◆ **Supplied data**

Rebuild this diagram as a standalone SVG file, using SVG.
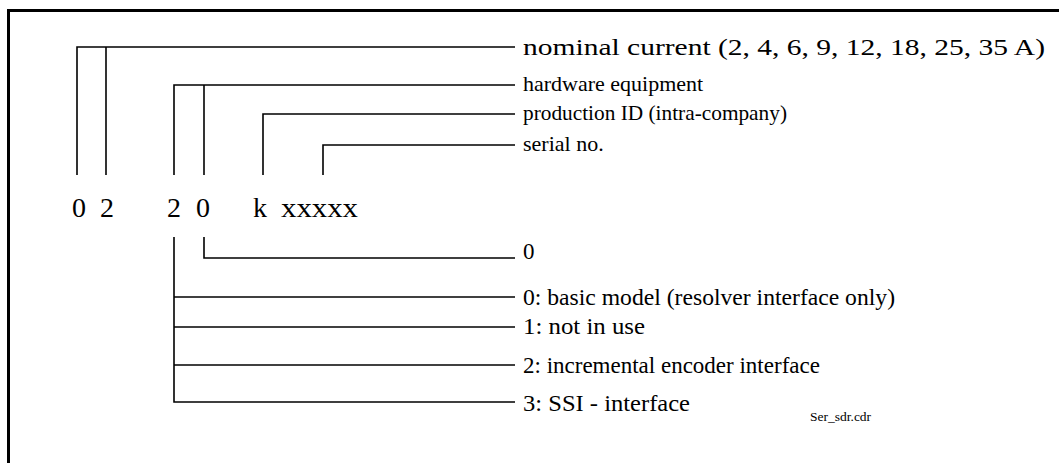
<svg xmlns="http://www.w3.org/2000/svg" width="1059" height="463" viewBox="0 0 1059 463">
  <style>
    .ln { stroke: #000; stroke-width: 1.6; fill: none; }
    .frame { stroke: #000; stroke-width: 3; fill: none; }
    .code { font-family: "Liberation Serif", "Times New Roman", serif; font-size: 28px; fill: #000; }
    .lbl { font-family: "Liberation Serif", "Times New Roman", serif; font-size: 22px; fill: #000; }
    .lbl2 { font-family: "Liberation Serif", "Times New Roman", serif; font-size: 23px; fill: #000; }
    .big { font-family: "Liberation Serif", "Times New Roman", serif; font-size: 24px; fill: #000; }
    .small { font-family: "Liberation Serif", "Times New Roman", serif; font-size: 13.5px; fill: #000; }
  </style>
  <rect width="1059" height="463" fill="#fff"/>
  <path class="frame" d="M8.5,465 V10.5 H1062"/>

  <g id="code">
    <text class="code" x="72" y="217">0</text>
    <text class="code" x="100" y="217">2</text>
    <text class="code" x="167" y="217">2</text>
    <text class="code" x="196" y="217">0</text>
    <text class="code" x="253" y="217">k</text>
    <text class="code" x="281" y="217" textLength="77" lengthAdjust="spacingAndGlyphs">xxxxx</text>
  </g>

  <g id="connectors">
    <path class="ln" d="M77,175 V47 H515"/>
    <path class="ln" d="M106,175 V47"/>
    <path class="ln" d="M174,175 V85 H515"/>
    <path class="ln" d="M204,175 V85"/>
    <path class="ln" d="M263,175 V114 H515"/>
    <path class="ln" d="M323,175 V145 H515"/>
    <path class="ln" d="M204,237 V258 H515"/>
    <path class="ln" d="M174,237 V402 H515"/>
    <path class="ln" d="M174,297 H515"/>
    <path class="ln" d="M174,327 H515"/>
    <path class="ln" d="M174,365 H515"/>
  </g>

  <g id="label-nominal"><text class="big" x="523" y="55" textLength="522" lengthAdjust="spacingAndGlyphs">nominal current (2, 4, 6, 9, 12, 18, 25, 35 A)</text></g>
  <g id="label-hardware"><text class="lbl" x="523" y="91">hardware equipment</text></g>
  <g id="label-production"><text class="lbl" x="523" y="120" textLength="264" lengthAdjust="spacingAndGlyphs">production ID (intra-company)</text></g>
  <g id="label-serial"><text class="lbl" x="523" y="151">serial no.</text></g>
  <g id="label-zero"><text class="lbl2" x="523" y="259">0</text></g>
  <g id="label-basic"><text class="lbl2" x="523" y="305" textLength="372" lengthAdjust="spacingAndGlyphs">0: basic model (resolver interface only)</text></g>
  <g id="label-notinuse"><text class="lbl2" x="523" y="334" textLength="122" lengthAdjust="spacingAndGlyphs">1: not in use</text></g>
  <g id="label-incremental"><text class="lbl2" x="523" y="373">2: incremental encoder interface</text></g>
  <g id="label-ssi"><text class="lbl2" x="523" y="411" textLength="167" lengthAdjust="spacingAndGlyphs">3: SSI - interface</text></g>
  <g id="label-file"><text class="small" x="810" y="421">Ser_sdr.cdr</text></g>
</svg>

◆ **Task instructions**
Every line above should be returned exactly; the pictures stay out.

◆ **Task result**
Rebuild this diagram as a standalone SVG file, using SVG.
<svg xmlns="http://www.w3.org/2000/svg" width="1059" height="463" viewBox="0 0 1059 463">
  <style>
    .ln { stroke: #000; stroke-width: 1.6; fill: none; }
    .frame { stroke: #000; stroke-width: 3; fill: none; }
    .code { font-family: "Liberation Serif", "Times New Roman", serif; font-size: 28px; fill: #000; }
    .lbl { font-family: "Liberation Serif", "Times New Roman", serif; font-size: 22px; fill: #000; }
    .lbl2 { font-family: "Liberation Serif", "Times New Roman", serif; font-size: 23px; fill: #000; }
    .big { font-family: "Liberation Serif", "Times New Roman", serif; font-size: 24px; fill: #000; }
    .small { font-family: "Liberation Serif", "Times New Roman", serif; font-size: 13.5px; fill: #000; }
  </style>
  <rect width="1059" height="463" fill="#fff"/>
  <path class="frame" d="M8.5,465 V10.5 H1062"/>

  <g id="code">
    <text class="code" x="72" y="217">0</text>
    <text class="code" x="100" y="217">2</text>
    <text class="code" x="167" y="217">2</text>
    <text class="code" x="196" y="217">0</text>
    <text class="code" x="253" y="217">k</text>
    <text class="code" x="281" y="217" textLength="77" lengthAdjust="spacingAndGlyphs">xxxxx</text>
  </g>

  <g id="connectors">
    <path class="ln" d="M77,175 V47 H515"/>
    <path class="ln" d="M106,175 V47"/>
    <path class="ln" d="M174,175 V85 H515"/>
    <path class="ln" d="M204,175 V85"/>
    <path class="ln" d="M263,175 V114 H515"/>
    <path class="ln" d="M323,175 V145 H515"/>
    <path class="ln" d="M204,237 V258 H515"/>
    <path class="ln" d="M174,237 V402 H515"/>
    <path class="ln" d="M174,297 H515"/>
    <path class="ln" d="M174,327 H515"/>
    <path class="ln" d="M174,365 H515"/>
  </g>

  <g id="label-nominal"><text class="big" x="523" y="55" textLength="522" lengthAdjust="spacingAndGlyphs">nominal current (2, 4, 6, 9, 12, 18, 25, 35 A)</text></g>
  <g id="label-hardware"><text class="lbl" x="523" y="91">hardware equipment</text></g>
  <g id="label-production"><text class="lbl" x="523" y="120" textLength="264" lengthAdjust="spacingAndGlyphs">production ID (intra-company)</text></g>
  <g id="label-serial"><text class="lbl" x="523" y="151">serial no.</text></g>
  <g id="label-zero"><text class="lbl2" x="523" y="259">0</text></g>
  <g id="label-basic"><text class="lbl2" x="523" y="305" textLength="372" lengthAdjust="spacingAndGlyphs">0: basic model (resolver interface only)</text></g>
  <g id="label-notinuse"><text class="lbl2" x="523" y="334" textLength="122" lengthAdjust="spacingAndGlyphs">1: not in use</text></g>
  <g id="label-incremental"><text class="lbl2" x="523" y="373">2: incremental encoder interface</text></g>
  <g id="label-ssi"><text class="lbl2" x="523" y="411" textLength="167" lengthAdjust="spacingAndGlyphs">3: SSI - interface</text></g>
  <g id="label-file"><text class="small" x="810" y="421">Ser_sdr.cdr</text></g>
</svg>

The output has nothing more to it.